Which Vertigo do you know and love? The first Vertigo we saw was the pan & scan TV version. It aired regularly on one of our local independent stations while were in high school, and although we watched it in bits and pieces, we just couldn't get too excited about it. Perhaps it was all the commercials; more than almost any other Hitchcock movie, Vertigo functions as a kind of sustained dream. The beautiful rhythm—wordless sequences, like Scotty's pursuit of Madeline, alternating with dialog-driven ones—is smothered when constantly interrupted by pleas to buy a car or eat at McDonald's.

Our next Vertigo was the early '90s pan & scan VHS incarnation. We slowly began warming up to the movie. Nevertheless, watching it in our dorm room on a 13" TV/VCR combo left something to be desired.

Then, at last, in 1996, after a painstaking restoration by Robert A. Harris and James C. Katz, we really saw Vertigo. A 70mm print played at the McClurg Theater. Awash in the startlingly beautiful San Francisco vistas and eerie shimmer of Bernard Herrmann's score, we left the theater in genuine awe. Now, we finally got it.

Clearly, we're not the only ones to have come around to getting it. The "greatest film ever made," according to Sight & Sound's newest poll, Vertigo is more revered than ever. Yet that 1996 restoration, now held as the de facto definitive version, has its detractors. Among them is artist and Chicago Reader scribe Fred Camper, who is featuring the film in his current class on American Cinema of the 1950s held Tuesday nights at the Siskel.

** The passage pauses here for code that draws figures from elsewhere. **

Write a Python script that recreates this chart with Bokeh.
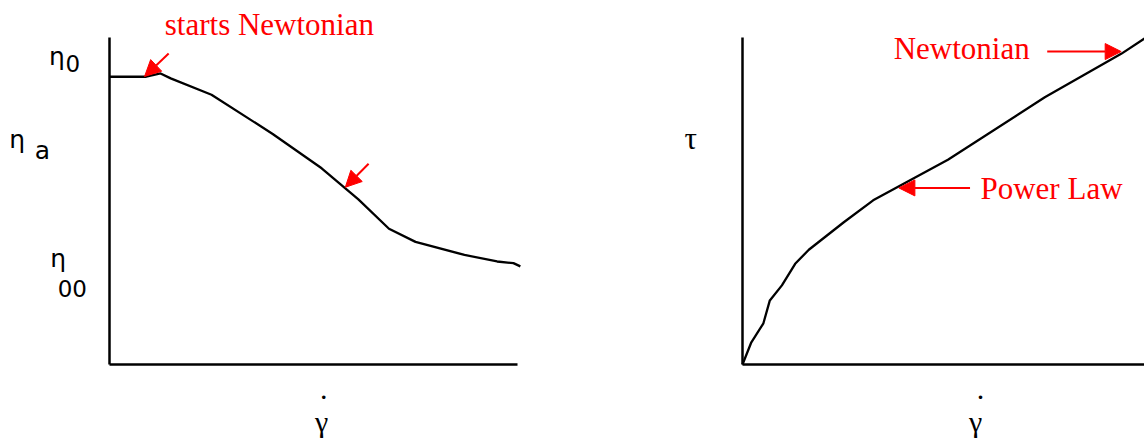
from bokeh.plotting import figure
from bokeh.layouts import row
from bokeh.models import Range1d, Label, Arrow, NormalHead, LinearAxis, FixedTicker
from bokeh.embed import file_html
from bokeh.resources import INLINE

# Apparent viscosity vs shear rate (arbitrary units, 0-100)
visc_rate = [0, 9, 12.5, 15, 25, 40, 52, 61, 68.5, 75, 87, 95, 99, 100.7]
visc = [88, 88, 89, 87.5, 82.5, 70.5, 60, 50.5, 41.5, 37.5, 33.5, 31.5, 31, 30]

# Shear stress vs shear rate (arbitrary units, 0-100)
stress_rate = [0, 2.2, 5.2, 6.8, 9.8, 13.1, 16.5, 25.2, 32.5, 51.1, 75.2, 94.2, 100]
stress = [0, 6.8, 12.6, 19.6, 24.2, 30.8, 35.1, 43.5, 50.2, 62.6, 81.7, 95.0, 99.7]

SERIF = "Liberation Serif"
SANS = "DejaVu Sans"
RED = "#ff0000"
HEIGHT = 439


def make_panel(width, axis_left, axis_right, axis_top=37, axis_bottom=364):
    """A panel whose frame fills the canvas; the axes sit at data 0."""
    sx = (axis_right - axis_left) / 100.0
    sy = (axis_bottom - axis_top) / 100.0
    p = figure(width=width, height=HEIGHT, output_backend="svg", toolbar_location=None,
               x_range=Range1d(-axis_left / sx, (width - axis_left) / sx),
               y_range=Range1d(-(HEIGHT - axis_bottom) / sy, axis_bottom / sy),
               x_axis_location=None, y_axis_location=None,
               min_border=0)
    p.grid.visible = False
    p.outline_line_color = None
    p.background_fill_color = "white"
    p.border_fill_color = "white"
    for side in ("left", "below"):
        ax = LinearAxis(fixed_location=0, bounds=(0, 100), ticker=FixedTicker(ticks=[]),
                        axis_line_width=2.5, axis_line_color="black",
                        major_tick_line_color=None, minor_tick_line_color=None)
        p.add_layout(ax, side)
    return p


def label(p, x, y, text, font, size, color="black", align="left"):
    p.add_layout(Label(x=x, y=y, text=text, text_font=font, text_font_size=size,
                       text_color=color, text_align=align, text_baseline="alphabetic"))


def arrow(p, xs, ys, xe, ye):
    p.add_layout(Arrow(end=NormalHead(size=16, fill_color=RED, line_color=RED),
                       x_start=xs, y_start=ys, x_end=xe, y_end=ye,
                       line_color=RED, line_width=2))


# Left panel: viscosity curve
left = make_panel(600, 109, 517)
left.line(visc_rate, visc, line_color="black", line_width=2.3)
label(left, 13.55, 103.9, "starts Newtonian", SERIF, "31px", RED)
arrow(left, 14.5, 95.1, 8.6, 88.1)
arrow(left, 63.5, 61.4, 57.8, 54.2)
label(left, -14.8, 94.3, "η", SANS, "25px")
label(left, -10.8, 91.9, "0", SANS, "23px")
label(left, -24.6, 68.9, "η", SANS, "25px")
label(left, -18.3, 65.5, "a", SANS, "25px")
label(left, -14.5, 32.5, "η", SANS, "25px")
label(left, -12.7, 23.3, "00", SANS, "23px")
label(left, 52.5, -7.6, ".", SERIF, "30px", align="center")
label(left, 52.0, -17.4, "γ", SERIF, "30px", align="center")

# Right panel: flow curve
right = make_panel(544, 142, 544)
right.line(stress_rate, stress, line_color="black", line_width=2.3)
label(right, 37.6, 96.6, "Newtonian", SERIF, "31px", RED)
arrow(right, 75.8, 95.7, 94.2, 95.7)
label(right, 59.2, 53.9, "Power Law", SERIF, "31px", RED)
arrow(right, 56.6, 54.0, 38.9, 54.0)
label(right, -12.9, 69.2, "τ", SERIF, "31px", align="center")
label(right, 59.2, -7.6, ".", SERIF, "30px", align="center")
label(right, 58.0, -17.4, "γ", SERIF, "30px", align="center")

layout = row(left, right, spacing=0)
open("out.html", "w").write(file_html(layout, INLINE))
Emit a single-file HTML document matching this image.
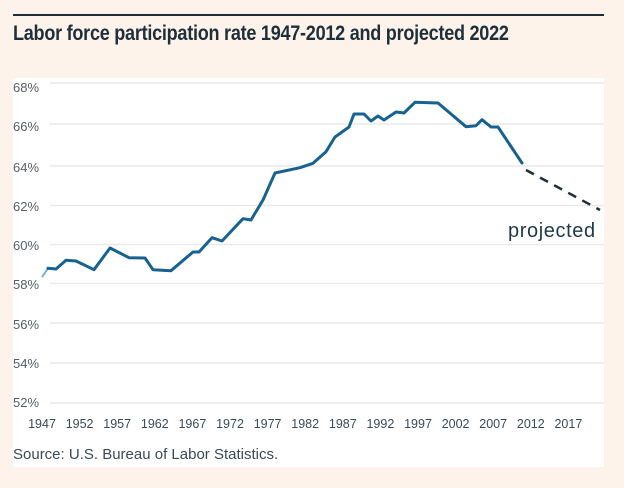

Camper has no qualms about the visual aspects of the restoration. Indeed, the ravishingly saturated VistaVision hues have been widely praised. No, it's the sound he doesn't like:

The new sound track, however, is a serious mistake. Wishing to use original stereo music tracks, though the film was released in mono, the restorers had to rerecord all the sound effects: how can remaking the sound be called "restoration"? The new footsteps are too loud, and the sounds of car doors closing in stereo have an almost pornographic realism that disrupts the dreamlike mood that the original, quieter sound track helped foster.
Through a combination of dogged pursuit and good old fashioned luck, when Camper gives his lecture on Vertigo next Tuesday the Siskel will be showing a rare IB Technicolor print of the 1958 release version. That is, the vintage Vertigo, vibrant colors, original soundtrack, and all. So what is Technicolor IB? The imbibition Technicolor process (sometimes also referred to as "Dye Transfer" or "IB") is the most stable, archival color motion picture process ever put to widespread use; when properly stored and handled its colors do not fade, so IB prints really are something special (just ask fans of Star Wars and Jaws). We've seen a lot of different Vertigos, and this is another we wouldn't want to miss.

Vertigo screens Friday and Tuesday; Fred Camper will only lecture at the Tuesday show. Tickets are $4-$11. The Siskel Film Center is at 164 N. State.